Goal of the exercise
Please transcribe the data that follows without the pictures, keeping every word the same.
============================================================
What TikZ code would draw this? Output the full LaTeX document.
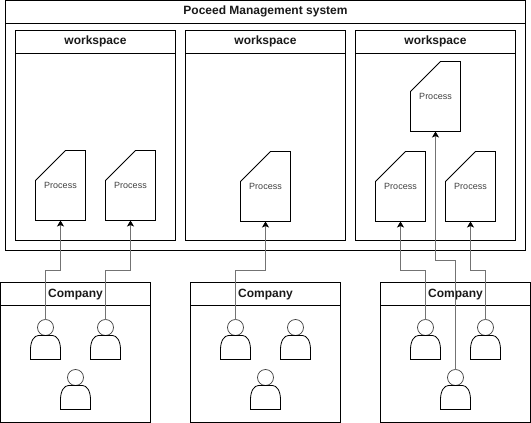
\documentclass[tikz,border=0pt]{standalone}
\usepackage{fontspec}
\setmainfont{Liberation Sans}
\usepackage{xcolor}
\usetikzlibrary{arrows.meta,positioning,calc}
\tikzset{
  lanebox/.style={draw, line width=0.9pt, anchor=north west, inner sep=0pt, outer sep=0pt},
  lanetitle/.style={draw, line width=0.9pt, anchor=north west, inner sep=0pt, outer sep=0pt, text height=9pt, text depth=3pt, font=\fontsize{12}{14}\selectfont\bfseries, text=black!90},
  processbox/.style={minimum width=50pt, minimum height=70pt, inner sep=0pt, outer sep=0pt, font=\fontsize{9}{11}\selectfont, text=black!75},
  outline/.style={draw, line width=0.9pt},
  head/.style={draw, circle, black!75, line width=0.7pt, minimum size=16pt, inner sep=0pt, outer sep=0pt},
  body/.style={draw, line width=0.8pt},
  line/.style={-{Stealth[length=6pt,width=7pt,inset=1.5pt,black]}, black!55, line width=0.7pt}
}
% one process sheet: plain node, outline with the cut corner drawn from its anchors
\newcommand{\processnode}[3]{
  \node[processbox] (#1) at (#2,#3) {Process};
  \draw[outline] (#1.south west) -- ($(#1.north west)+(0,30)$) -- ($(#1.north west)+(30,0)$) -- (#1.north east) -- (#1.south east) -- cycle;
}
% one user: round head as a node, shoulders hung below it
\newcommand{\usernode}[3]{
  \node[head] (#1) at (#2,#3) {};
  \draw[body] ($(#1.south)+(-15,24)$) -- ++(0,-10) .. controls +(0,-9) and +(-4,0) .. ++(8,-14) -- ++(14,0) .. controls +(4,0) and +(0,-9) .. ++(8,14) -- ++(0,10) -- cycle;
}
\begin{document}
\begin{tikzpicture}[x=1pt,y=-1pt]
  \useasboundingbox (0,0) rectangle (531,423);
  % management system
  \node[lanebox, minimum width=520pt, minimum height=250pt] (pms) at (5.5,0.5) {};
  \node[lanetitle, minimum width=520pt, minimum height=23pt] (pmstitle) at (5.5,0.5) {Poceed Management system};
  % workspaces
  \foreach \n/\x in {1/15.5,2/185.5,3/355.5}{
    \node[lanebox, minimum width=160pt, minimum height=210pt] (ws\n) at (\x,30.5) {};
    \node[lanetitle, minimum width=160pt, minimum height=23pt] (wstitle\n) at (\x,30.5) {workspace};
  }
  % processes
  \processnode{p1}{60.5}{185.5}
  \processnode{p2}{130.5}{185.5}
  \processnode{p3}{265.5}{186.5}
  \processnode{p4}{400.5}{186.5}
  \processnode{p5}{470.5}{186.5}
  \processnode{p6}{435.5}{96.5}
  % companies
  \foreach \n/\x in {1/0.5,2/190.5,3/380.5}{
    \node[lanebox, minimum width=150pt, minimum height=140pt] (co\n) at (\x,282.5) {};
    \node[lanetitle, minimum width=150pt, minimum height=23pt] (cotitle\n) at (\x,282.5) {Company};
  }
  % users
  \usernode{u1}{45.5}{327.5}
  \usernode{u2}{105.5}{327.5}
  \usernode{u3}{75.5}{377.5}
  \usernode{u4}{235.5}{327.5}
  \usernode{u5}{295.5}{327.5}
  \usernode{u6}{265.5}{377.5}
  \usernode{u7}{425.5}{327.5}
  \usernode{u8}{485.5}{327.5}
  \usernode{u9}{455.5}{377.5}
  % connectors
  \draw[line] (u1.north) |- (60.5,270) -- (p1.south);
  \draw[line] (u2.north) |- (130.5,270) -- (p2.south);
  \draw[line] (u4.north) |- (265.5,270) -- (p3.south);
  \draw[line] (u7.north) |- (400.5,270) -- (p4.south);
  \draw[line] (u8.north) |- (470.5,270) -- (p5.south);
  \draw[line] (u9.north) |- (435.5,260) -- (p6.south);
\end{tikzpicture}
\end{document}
============================================================
Full solution
What TikZ code would draw this? Output the full LaTeX document.
\documentclass[tikz,border=0pt]{standalone}
\usepackage{fontspec}
\setmainfont{Liberation Sans}
\usepackage{xcolor}
\usetikzlibrary{arrows.meta,positioning,calc}
\tikzset{
  lanebox/.style={draw, line width=0.9pt, anchor=north west, inner sep=0pt, outer sep=0pt},
  lanetitle/.style={draw, line width=0.9pt, anchor=north west, inner sep=0pt, outer sep=0pt, text height=9pt, text depth=3pt, font=\fontsize{12}{14}\selectfont\bfseries, text=black!90},
  processbox/.style={minimum width=50pt, minimum height=70pt, inner sep=0pt, outer sep=0pt, font=\fontsize{9}{11}\selectfont, text=black!75},
  outline/.style={draw, line width=0.9pt},
  head/.style={draw, circle, black!75, line width=0.7pt, minimum size=16pt, inner sep=0pt, outer sep=0pt},
  body/.style={draw, line width=0.8pt},
  line/.style={-{Stealth[length=6pt,width=7pt,inset=1.5pt,black]}, black!55, line width=0.7pt}
}
% one process sheet: plain node, outline with the cut corner drawn from its anchors
\newcommand{\processnode}[3]{
  \node[processbox] (#1) at (#2,#3) {Process};
  \draw[outline] (#1.south west) -- ($(#1.north west)+(0,30)$) -- ($(#1.north west)+(30,0)$) -- (#1.north east) -- (#1.south east) -- cycle;
}
% one user: round head as a node, shoulders hung below it
\newcommand{\usernode}[3]{
  \node[head] (#1) at (#2,#3) {};
  \draw[body] ($(#1.south)+(-15,24)$) -- ++(0,-10) .. controls +(0,-9) and +(-4,0) .. ++(8,-14) -- ++(14,0) .. controls +(4,0) and +(0,-9) .. ++(8,14) -- ++(0,10) -- cycle;
}
\begin{document}
\begin{tikzpicture}[x=1pt,y=-1pt]
  \useasboundingbox (0,0) rectangle (531,423);
  % management system
  \node[lanebox, minimum width=520pt, minimum height=250pt] (pms) at (5.5,0.5) {};
  \node[lanetitle, minimum width=520pt, minimum height=23pt] (pmstitle) at (5.5,0.5) {Poceed Management system};
  % workspaces
  \foreach \n/\x in {1/15.5,2/185.5,3/355.5}{
    \node[lanebox, minimum width=160pt, minimum height=210pt] (ws\n) at (\x,30.5) {};
    \node[lanetitle, minimum width=160pt, minimum height=23pt] (wstitle\n) at (\x,30.5) {workspace};
  }
  % processes
  \processnode{p1}{60.5}{185.5}
  \processnode{p2}{130.5}{185.5}
  \processnode{p3}{265.5}{186.5}
  \processnode{p4}{400.5}{186.5}
  \processnode{p5}{470.5}{186.5}
  \processnode{p6}{435.5}{96.5}
  % companies
  \foreach \n/\x in {1/0.5,2/190.5,3/380.5}{
    \node[lanebox, minimum width=150pt, minimum height=140pt] (co\n) at (\x,282.5) {};
    \node[lanetitle, minimum width=150pt, minimum height=23pt] (cotitle\n) at (\x,282.5) {Company};
  }
  % users
  \usernode{u1}{45.5}{327.5}
  \usernode{u2}{105.5}{327.5}
  \usernode{u3}{75.5}{377.5}
  \usernode{u4}{235.5}{327.5}
  \usernode{u5}{295.5}{327.5}
  \usernode{u6}{265.5}{377.5}
  \usernode{u7}{425.5}{327.5}
  \usernode{u8}{485.5}{327.5}
  \usernode{u9}{455.5}{377.5}
  % connectors
  \draw[line] (u1.north) |- (60.5,270) -- (p1.south);
  \draw[line] (u2.north) |- (130.5,270) -- (p2.south);
  \draw[line] (u4.north) |- (265.5,270) -- (p3.south);
  \draw[line] (u7.north) |- (400.5,270) -- (p4.south);
  \draw[line] (u8.north) |- (470.5,270) -- (p5.south);
  \draw[line] (u9.north) |- (435.5,260) -- (p6.south);
\end{tikzpicture}
\end{document}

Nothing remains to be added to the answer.